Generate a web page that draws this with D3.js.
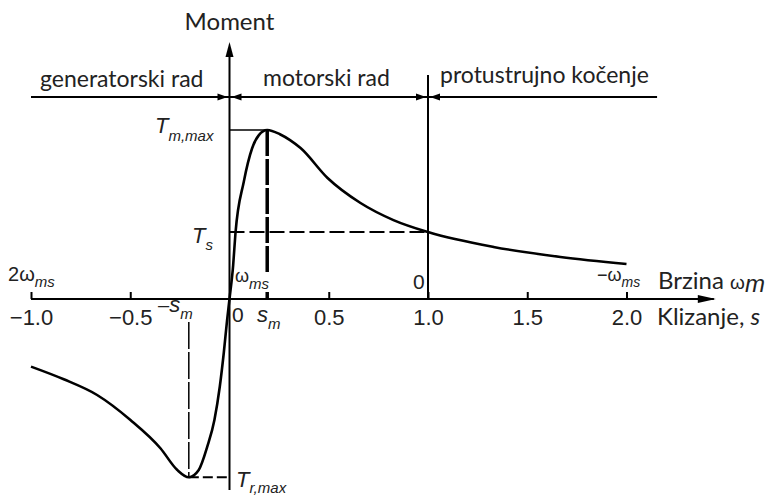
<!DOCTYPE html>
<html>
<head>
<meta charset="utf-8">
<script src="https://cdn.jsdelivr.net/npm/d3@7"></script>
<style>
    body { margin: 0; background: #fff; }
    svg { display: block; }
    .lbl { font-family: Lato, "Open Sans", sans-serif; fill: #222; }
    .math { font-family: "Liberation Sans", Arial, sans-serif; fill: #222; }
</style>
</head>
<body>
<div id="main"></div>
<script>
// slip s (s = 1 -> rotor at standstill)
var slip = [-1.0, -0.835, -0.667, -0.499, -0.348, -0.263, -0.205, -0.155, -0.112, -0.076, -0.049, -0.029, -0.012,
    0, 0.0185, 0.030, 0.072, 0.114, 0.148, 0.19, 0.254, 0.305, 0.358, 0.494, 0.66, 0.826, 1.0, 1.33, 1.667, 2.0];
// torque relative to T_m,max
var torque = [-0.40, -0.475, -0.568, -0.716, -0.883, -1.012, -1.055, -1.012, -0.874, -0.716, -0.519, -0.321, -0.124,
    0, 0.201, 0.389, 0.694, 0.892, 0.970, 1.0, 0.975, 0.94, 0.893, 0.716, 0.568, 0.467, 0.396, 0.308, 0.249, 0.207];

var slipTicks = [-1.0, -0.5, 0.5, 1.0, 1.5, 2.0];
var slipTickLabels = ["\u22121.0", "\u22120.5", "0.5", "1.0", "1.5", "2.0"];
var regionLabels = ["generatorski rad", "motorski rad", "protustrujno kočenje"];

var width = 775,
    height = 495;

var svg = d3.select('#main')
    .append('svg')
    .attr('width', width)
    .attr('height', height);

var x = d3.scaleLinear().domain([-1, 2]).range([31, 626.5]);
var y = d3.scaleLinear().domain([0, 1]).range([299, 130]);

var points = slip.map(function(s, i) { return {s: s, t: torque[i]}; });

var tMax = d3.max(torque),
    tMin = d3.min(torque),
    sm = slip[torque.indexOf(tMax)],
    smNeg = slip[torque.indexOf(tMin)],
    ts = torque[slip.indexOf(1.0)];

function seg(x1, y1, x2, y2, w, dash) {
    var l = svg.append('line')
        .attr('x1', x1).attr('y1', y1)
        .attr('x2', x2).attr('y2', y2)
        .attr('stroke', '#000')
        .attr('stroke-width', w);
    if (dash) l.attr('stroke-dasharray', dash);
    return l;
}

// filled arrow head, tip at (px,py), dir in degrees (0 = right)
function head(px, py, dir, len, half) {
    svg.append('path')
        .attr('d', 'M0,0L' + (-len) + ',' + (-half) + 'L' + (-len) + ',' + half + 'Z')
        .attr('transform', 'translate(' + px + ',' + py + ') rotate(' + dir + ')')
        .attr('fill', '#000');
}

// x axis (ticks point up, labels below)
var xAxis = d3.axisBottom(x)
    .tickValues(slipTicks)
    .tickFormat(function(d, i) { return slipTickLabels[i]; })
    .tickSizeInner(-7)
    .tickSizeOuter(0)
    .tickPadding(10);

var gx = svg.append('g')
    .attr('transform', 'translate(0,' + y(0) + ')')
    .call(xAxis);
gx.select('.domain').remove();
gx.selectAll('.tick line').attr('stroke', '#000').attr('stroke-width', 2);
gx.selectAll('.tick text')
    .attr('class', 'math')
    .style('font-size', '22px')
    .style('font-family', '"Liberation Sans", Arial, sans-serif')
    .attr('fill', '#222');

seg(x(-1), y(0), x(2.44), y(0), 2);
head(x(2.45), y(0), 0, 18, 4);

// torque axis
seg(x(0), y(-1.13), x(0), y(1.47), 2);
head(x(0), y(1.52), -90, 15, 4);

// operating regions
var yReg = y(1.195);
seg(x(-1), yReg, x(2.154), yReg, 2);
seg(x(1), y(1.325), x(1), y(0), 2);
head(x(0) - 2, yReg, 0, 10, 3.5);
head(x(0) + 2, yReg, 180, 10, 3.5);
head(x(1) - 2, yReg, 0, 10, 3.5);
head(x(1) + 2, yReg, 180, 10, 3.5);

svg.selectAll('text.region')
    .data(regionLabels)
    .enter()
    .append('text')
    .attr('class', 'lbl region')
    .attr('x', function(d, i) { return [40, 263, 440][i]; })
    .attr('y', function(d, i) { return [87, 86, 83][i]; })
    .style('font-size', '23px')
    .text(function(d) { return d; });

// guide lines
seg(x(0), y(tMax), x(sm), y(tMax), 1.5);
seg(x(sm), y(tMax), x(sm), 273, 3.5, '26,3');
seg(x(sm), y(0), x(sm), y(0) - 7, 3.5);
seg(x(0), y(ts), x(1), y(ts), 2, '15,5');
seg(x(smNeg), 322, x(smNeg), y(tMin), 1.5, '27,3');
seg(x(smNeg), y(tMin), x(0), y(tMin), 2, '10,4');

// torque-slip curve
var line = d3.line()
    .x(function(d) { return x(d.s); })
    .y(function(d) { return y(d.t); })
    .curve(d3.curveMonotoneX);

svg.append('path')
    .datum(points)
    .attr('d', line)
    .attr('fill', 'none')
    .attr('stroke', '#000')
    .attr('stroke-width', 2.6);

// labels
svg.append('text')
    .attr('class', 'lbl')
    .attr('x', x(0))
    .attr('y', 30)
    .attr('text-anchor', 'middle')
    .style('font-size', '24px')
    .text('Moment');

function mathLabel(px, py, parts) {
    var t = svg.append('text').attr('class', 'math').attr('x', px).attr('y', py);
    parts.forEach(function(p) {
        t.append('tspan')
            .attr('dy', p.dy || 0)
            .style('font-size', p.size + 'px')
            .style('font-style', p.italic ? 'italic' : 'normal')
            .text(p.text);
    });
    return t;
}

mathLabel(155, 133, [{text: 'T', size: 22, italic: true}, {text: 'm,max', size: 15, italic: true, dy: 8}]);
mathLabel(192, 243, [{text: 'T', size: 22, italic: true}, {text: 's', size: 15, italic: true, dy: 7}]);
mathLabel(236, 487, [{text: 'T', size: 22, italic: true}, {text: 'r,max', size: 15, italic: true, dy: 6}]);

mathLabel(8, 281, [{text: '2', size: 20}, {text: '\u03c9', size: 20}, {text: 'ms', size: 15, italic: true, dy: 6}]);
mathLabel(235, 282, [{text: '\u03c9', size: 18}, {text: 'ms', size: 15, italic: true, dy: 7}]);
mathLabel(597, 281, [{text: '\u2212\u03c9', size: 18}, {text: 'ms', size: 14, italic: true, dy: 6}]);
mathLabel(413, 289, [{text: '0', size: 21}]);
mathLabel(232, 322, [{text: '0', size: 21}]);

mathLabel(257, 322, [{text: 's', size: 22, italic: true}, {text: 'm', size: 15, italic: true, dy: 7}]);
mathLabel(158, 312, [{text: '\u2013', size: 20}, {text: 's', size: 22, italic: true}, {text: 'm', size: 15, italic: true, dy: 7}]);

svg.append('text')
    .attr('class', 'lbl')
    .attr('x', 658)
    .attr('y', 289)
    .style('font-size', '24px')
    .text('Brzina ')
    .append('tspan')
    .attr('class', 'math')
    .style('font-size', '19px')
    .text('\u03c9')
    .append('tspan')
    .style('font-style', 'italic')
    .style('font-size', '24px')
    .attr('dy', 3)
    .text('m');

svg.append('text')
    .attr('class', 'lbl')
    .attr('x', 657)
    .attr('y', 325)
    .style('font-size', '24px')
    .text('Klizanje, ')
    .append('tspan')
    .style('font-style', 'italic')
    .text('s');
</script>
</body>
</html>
______
■ **Objective**
Leave the pictures out and please restate exactly the lines running from the start of the material through the one with "var points = slip.map(function(s, i)".

■ **Problem solution**
Generate a web page that draws this with D3.js.
<!DOCTYPE html>
<html>
<head>
<meta charset="utf-8">
<script src="https://cdn.jsdelivr.net/npm/d3@7"></script>
<style>
    body { margin: 0; background: #fff; }
    svg { display: block; }
    .lbl { font-family: Lato, "Open Sans", sans-serif; fill: #222; }
    .math { font-family: "Liberation Sans", Arial, sans-serif; fill: #222; }
</style>
</head>
<body>
<div id="main"></div>
<script>
// slip s (s = 1 -> rotor at standstill)
var slip = [-1.0, -0.835, -0.667, -0.499, -0.348, -0.263, -0.205, -0.155, -0.112, -0.076, -0.049, -0.029, -0.012,
    0, 0.0185, 0.030, 0.072, 0.114, 0.148, 0.19, 0.254, 0.305, 0.358, 0.494, 0.66, 0.826, 1.0, 1.33, 1.667, 2.0];
// torque relative to T_m,max
var torque = [-0.40, -0.475, -0.568, -0.716, -0.883, -1.012, -1.055, -1.012, -0.874, -0.716, -0.519, -0.321, -0.124,
    0, 0.201, 0.389, 0.694, 0.892, 0.970, 1.0, 0.975, 0.94, 0.893, 0.716, 0.568, 0.467, 0.396, 0.308, 0.249, 0.207];

var slipTicks = [-1.0, -0.5, 0.5, 1.0, 1.5, 2.0];
var slipTickLabels = ["\u22121.0", "\u22120.5", "0.5", "1.0", "1.5", "2.0"];
var regionLabels = ["generatorski rad", "motorski rad", "protustrujno kočenje"];

var width = 775,
    height = 495;

var svg = d3.select('#main')
    .append('svg')
    .attr('width', width)
    .attr('height', height);

var x = d3.scaleLinear().domain([-1, 2]).range([31, 626.5]);
var y = d3.scaleLinear().domain([0, 1]).range([299, 130]);

var points = slip.map(function(s, i) { return {s: s, t: torque[i]}; });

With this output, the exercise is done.